**Task directions**. Write out again, word for word, the lines below from the line that holds "Reproduce this chart with D3.js." through the line that holds "</body></html>", omitting pictures.

**Records shown**.
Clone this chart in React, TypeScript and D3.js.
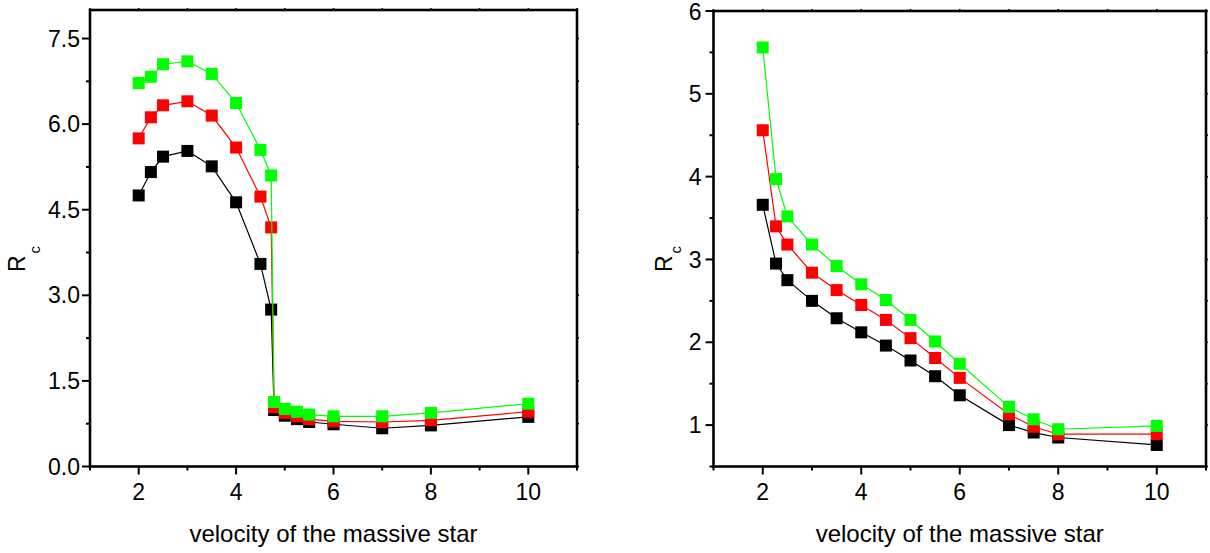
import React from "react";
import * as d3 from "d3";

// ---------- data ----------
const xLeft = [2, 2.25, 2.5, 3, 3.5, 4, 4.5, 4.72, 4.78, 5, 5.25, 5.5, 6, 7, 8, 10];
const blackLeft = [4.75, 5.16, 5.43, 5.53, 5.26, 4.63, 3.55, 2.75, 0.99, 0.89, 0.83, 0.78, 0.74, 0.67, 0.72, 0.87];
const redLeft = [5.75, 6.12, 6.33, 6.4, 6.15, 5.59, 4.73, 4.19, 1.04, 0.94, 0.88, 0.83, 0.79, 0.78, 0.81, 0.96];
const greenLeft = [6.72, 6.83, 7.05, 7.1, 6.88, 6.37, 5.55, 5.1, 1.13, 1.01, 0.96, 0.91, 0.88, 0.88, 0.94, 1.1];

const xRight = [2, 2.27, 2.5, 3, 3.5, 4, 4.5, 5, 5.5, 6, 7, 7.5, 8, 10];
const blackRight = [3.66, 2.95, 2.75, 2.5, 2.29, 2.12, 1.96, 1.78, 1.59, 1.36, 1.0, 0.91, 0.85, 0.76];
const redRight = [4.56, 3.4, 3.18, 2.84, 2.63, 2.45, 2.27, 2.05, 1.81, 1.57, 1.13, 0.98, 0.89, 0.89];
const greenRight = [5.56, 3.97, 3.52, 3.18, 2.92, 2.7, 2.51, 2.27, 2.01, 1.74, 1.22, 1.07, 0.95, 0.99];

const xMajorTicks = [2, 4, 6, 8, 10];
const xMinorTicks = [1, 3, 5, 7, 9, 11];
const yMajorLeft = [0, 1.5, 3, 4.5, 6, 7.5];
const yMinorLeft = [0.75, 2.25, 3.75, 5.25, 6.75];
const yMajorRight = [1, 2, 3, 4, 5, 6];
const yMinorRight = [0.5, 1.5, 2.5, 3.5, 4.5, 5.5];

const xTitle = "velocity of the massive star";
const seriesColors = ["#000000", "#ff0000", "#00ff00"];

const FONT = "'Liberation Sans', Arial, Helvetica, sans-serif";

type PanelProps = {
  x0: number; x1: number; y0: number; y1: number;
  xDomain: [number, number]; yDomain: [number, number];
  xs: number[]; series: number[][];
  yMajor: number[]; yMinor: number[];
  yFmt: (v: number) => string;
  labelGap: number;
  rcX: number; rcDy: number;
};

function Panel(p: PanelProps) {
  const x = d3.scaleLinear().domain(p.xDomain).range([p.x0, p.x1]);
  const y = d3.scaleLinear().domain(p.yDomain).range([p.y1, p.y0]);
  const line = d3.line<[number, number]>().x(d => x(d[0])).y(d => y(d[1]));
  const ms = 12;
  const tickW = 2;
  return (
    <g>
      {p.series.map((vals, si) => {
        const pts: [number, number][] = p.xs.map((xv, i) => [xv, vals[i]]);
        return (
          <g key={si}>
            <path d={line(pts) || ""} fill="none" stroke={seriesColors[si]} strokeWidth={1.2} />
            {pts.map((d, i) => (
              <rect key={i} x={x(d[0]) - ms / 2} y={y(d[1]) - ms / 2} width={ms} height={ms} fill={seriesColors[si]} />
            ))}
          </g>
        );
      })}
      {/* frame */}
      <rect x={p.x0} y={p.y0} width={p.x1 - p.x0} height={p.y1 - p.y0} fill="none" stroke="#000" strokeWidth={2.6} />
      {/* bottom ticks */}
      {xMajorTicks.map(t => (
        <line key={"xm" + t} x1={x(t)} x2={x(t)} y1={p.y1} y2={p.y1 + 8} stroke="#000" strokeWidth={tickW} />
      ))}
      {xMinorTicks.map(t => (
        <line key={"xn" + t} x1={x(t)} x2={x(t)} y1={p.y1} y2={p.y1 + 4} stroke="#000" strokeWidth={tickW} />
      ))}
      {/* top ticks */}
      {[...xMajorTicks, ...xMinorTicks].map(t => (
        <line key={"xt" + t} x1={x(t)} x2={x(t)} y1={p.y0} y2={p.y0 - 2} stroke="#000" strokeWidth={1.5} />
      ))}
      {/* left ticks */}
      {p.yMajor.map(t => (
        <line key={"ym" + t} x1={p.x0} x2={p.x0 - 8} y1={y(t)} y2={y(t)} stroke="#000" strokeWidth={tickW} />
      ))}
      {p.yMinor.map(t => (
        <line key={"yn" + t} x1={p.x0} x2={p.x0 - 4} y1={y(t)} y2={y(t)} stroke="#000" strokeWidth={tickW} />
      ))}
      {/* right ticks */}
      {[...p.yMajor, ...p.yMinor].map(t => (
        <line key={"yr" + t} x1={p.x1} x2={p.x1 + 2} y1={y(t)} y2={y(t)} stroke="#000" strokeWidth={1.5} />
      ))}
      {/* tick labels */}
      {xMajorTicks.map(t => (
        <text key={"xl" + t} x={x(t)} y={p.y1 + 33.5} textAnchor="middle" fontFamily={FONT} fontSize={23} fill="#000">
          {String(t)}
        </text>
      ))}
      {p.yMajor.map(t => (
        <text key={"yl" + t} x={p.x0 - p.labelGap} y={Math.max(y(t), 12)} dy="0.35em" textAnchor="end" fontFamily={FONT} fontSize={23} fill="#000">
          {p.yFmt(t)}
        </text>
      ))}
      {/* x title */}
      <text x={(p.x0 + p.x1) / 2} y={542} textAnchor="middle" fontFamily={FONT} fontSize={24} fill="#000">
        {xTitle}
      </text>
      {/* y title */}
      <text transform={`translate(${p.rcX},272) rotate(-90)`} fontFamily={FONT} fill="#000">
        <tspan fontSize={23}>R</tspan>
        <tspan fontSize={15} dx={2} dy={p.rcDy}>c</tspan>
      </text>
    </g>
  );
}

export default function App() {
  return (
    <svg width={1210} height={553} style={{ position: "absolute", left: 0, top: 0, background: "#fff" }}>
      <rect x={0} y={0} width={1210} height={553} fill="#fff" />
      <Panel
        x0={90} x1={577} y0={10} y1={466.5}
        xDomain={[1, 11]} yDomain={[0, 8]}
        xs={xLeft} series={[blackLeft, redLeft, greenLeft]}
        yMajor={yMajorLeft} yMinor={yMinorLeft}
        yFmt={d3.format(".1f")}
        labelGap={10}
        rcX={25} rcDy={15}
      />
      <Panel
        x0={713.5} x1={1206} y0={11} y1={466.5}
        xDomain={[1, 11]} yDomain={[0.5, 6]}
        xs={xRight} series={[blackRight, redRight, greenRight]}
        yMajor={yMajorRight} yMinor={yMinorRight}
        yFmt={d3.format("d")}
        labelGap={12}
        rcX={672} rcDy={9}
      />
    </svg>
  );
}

...

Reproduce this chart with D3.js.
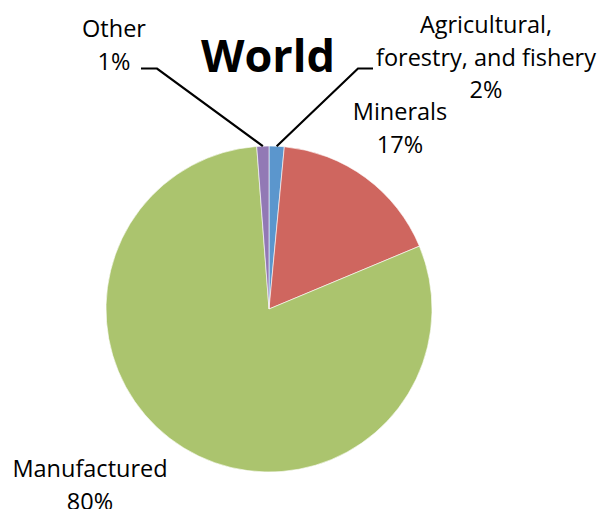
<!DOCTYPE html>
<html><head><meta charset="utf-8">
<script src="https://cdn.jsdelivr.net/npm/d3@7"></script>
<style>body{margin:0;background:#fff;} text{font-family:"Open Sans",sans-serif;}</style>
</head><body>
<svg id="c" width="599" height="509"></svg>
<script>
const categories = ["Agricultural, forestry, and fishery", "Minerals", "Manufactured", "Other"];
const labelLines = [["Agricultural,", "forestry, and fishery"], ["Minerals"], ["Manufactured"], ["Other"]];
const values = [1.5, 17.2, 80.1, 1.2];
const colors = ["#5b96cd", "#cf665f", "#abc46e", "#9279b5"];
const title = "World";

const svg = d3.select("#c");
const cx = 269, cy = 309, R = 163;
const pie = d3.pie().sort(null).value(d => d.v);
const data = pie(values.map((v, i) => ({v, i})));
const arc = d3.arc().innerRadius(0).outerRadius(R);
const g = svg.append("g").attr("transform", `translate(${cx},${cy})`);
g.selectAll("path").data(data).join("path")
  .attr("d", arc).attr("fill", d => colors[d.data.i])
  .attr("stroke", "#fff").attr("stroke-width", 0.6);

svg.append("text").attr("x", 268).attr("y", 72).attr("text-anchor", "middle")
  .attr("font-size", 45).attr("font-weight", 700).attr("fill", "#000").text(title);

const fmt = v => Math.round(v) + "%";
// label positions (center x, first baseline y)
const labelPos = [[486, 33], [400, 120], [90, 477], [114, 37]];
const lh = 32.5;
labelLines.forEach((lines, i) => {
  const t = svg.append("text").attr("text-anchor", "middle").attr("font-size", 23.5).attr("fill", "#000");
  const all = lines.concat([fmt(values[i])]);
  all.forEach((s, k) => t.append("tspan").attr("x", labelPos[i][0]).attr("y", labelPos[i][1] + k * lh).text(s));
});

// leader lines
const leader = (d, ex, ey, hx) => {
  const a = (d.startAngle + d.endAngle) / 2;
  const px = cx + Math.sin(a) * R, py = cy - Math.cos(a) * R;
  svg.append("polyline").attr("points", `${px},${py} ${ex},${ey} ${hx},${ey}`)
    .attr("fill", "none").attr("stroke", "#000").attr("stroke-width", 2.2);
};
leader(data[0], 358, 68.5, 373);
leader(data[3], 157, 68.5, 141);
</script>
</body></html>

**Task output**.
Reproduce this chart with D3.js.
<!DOCTYPE html>
<html><head><meta charset="utf-8">
<script src="https://cdn.jsdelivr.net/npm/d3@7"></script>
<style>body{margin:0;background:#fff;} text{font-family:"Open Sans",sans-serif;}</style>
</head><body>
<svg id="c" width="599" height="509"></svg>
<script>
const categories = ["Agricultural, forestry, and fishery", "Minerals", "Manufactured", "Other"];
const labelLines = [["Agricultural,", "forestry, and fishery"], ["Minerals"], ["Manufactured"], ["Other"]];
const values = [1.5, 17.2, 80.1, 1.2];
const colors = ["#5b96cd", "#cf665f", "#abc46e", "#9279b5"];
const title = "World";

const svg = d3.select("#c");
const cx = 269, cy = 309, R = 163;
const pie = d3.pie().sort(null).value(d => d.v);
const data = pie(values.map((v, i) => ({v, i})));
const arc = d3.arc().innerRadius(0).outerRadius(R);
const g = svg.append("g").attr("transform", `translate(${cx},${cy})`);
g.selectAll("path").data(data).join("path")
  .attr("d", arc).attr("fill", d => colors[d.data.i])
  .attr("stroke", "#fff").attr("stroke-width", 0.6);

svg.append("text").attr("x", 268).attr("y", 72).attr("text-anchor", "middle")
  .attr("font-size", 45).attr("font-weight", 700).attr("fill", "#000").text(title);

const fmt = v => Math.round(v) + "%";
// label positions (center x, first baseline y)
const labelPos = [[486, 33], [400, 120], [90, 477], [114, 37]];
const lh = 32.5;
labelLines.forEach((lines, i) => {
  const t = svg.append("text").attr("text-anchor", "middle").attr("font-size", 23.5).attr("fill", "#000");
  const all = lines.concat([fmt(values[i])]);
  all.forEach((s, k) => t.append("tspan").attr("x", labelPos[i][0]).attr("y", labelPos[i][1] + k * lh).text(s));
});

// leader lines
const leader = (d, ex, ey, hx) => {
  const a = (d.startAngle + d.endAngle) / 2;
  const px = cx + Math.sin(a) * R, py = cy - Math.cos(a) * R;
  svg.append("polyline").attr("points", `${px},${py} ${ex},${ey} ${hx},${ey}`)
    .attr("fill", "none").attr("stroke", "#000").attr("stroke-width", 2.2);
};
leader(data[0], 358, 68.5, 373);
leader(data[3], 157, 68.5, 141);
</script>
</body></html>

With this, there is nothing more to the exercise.